GOAL ▸
Leave out the images; return the rest of the data exactly.

SOURCE DATA ▸
·····
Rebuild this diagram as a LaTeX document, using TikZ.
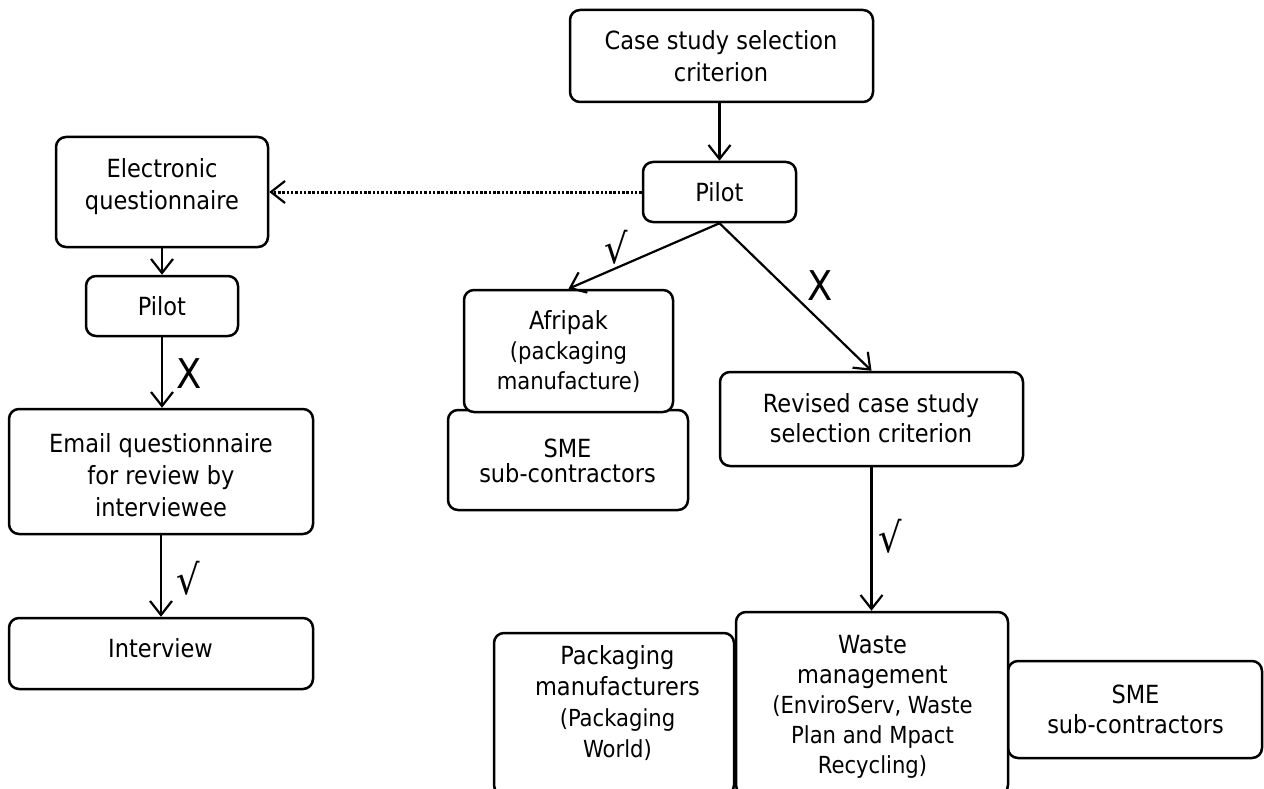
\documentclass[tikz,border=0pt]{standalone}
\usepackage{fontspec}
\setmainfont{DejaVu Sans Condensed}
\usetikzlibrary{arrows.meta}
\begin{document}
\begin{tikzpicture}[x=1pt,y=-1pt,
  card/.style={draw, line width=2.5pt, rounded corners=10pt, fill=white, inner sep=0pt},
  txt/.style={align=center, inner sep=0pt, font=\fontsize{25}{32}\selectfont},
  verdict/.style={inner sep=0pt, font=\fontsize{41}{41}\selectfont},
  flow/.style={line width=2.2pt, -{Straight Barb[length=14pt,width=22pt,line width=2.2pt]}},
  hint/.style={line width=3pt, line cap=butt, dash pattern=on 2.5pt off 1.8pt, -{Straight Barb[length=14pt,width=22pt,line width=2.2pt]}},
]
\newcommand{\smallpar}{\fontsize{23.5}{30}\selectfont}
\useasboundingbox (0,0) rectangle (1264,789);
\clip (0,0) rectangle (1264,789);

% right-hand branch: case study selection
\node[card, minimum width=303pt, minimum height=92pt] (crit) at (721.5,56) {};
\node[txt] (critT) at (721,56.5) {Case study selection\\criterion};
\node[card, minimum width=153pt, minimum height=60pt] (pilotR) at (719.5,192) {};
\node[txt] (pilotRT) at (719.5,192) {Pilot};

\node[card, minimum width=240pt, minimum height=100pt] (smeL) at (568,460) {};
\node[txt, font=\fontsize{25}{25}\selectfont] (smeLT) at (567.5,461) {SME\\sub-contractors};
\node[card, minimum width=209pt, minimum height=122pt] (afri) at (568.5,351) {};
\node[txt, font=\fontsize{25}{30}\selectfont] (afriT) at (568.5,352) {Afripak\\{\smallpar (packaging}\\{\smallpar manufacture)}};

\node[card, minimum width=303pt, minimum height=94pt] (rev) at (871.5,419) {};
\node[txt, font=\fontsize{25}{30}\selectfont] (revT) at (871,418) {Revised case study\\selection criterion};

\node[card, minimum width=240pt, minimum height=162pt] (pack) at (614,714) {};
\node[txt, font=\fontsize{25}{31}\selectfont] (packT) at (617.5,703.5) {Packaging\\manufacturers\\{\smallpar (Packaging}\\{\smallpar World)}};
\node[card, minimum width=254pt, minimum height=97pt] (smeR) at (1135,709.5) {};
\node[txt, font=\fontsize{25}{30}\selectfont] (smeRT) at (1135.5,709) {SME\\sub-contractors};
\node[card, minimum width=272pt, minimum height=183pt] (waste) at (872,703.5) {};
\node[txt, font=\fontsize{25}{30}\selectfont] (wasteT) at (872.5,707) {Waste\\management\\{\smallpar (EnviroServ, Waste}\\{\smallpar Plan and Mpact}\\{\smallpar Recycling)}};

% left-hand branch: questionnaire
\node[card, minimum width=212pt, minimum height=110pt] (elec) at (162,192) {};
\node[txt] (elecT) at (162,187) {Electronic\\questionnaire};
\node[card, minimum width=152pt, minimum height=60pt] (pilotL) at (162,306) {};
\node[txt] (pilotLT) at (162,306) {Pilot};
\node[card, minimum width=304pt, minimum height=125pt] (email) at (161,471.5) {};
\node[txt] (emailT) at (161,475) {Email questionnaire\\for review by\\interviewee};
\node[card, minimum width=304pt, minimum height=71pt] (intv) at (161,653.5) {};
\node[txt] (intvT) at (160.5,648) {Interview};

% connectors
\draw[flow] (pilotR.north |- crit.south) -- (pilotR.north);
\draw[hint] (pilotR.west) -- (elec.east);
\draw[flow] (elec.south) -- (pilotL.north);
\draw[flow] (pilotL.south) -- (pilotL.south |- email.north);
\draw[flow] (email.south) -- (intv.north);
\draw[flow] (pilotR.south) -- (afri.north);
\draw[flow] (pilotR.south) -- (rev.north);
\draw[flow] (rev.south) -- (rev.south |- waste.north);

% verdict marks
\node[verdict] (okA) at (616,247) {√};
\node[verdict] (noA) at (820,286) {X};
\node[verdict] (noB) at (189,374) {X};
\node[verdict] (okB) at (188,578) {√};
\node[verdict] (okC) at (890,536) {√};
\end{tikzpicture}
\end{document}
·····
RESPONSE ▸
Rebuild this diagram as a LaTeX document, using TikZ.
\documentclass[tikz,border=0pt]{standalone}
\usepackage{fontspec}
\setmainfont{DejaVu Sans Condensed}
\usetikzlibrary{arrows.meta}
\begin{document}
\begin{tikzpicture}[x=1pt,y=-1pt,
  card/.style={draw, line width=2.5pt, rounded corners=10pt, fill=white, inner sep=0pt},
  txt/.style={align=center, inner sep=0pt, font=\fontsize{25}{32}\selectfont},
  verdict/.style={inner sep=0pt, font=\fontsize{41}{41}\selectfont},
  flow/.style={line width=2.2pt, -{Straight Barb[length=14pt,width=22pt,line width=2.2pt]}},
  hint/.style={line width=3pt, line cap=butt, dash pattern=on 2.5pt off 1.8pt, -{Straight Barb[length=14pt,width=22pt,line width=2.2pt]}},
]
\newcommand{\smallpar}{\fontsize{23.5}{30}\selectfont}
\useasboundingbox (0,0) rectangle (1264,789);
\clip (0,0) rectangle (1264,789);

% right-hand branch: case study selection
\node[card, minimum width=303pt, minimum height=92pt] (crit) at (721.5,56) {};
\node[txt] (critT) at (721,56.5) {Case study selection\\criterion};
\node[card, minimum width=153pt, minimum height=60pt] (pilotR) at (719.5,192) {};
\node[txt] (pilotRT) at (719.5,192) {Pilot};

\node[card, minimum width=240pt, minimum height=100pt] (smeL) at (568,460) {};
\node[txt, font=\fontsize{25}{25}\selectfont] (smeLT) at (567.5,461) {SME\\sub-contractors};
\node[card, minimum width=209pt, minimum height=122pt] (afri) at (568.5,351) {};
\node[txt, font=\fontsize{25}{30}\selectfont] (afriT) at (568.5,352) {Afripak\\{\smallpar (packaging}\\{\smallpar manufacture)}};

\node[card, minimum width=303pt, minimum height=94pt] (rev) at (871.5,419) {};
\node[txt, font=\fontsize{25}{30}\selectfont] (revT) at (871,418) {Revised case study\\selection criterion};

\node[card, minimum width=240pt, minimum height=162pt] (pack) at (614,714) {};
\node[txt, font=\fontsize{25}{31}\selectfont] (packT) at (617.5,703.5) {Packaging\\manufacturers\\{\smallpar (Packaging}\\{\smallpar World)}};
\node[card, minimum width=254pt, minimum height=97pt] (smeR) at (1135,709.5) {};
\node[txt, font=\fontsize{25}{30}\selectfont] (smeRT) at (1135.5,709) {SME\\sub-contractors};
\node[card, minimum width=272pt, minimum height=183pt] (waste) at (872,703.5) {};
\node[txt, font=\fontsize{25}{30}\selectfont] (wasteT) at (872.5,707) {Waste\\management\\{\smallpar (EnviroServ, Waste}\\{\smallpar Plan and Mpact}\\{\smallpar Recycling)}};

% left-hand branch: questionnaire
\node[card, minimum width=212pt, minimum height=110pt] (elec) at (162,192) {};
\node[txt] (elecT) at (162,187) {Electronic\\questionnaire};
\node[card, minimum width=152pt, minimum height=60pt] (pilotL) at (162,306) {};
\node[txt] (pilotLT) at (162,306) {Pilot};
\node[card, minimum width=304pt, minimum height=125pt] (email) at (161,471.5) {};
\node[txt] (emailT) at (161,475) {Email questionnaire\\for review by\\interviewee};
\node[card, minimum width=304pt, minimum height=71pt] (intv) at (161,653.5) {};
\node[txt] (intvT) at (160.5,648) {Interview};

% connectors
\draw[flow] (pilotR.north |- crit.south) -- (pilotR.north);
\draw[hint] (pilotR.west) -- (elec.east);
\draw[flow] (elec.south) -- (pilotL.north);
\draw[flow] (pilotL.south) -- (pilotL.south |- email.north);
\draw[flow] (email.south) -- (intv.north);
\draw[flow] (pilotR.south) -- (afri.north);
\draw[flow] (pilotR.south) -- (rev.north);
\draw[flow] (rev.south) -- (rev.south |- waste.north);

% verdict marks
\node[verdict] (okA) at (616,247) {√};
\node[verdict] (noA) at (820,286) {X};
\node[verdict] (noB) at (189,374) {X};
\node[verdict] (okB) at (188,578) {√};
\node[verdict] (okC) at (890,536) {√};
\end{tikzpicture}
\end{document}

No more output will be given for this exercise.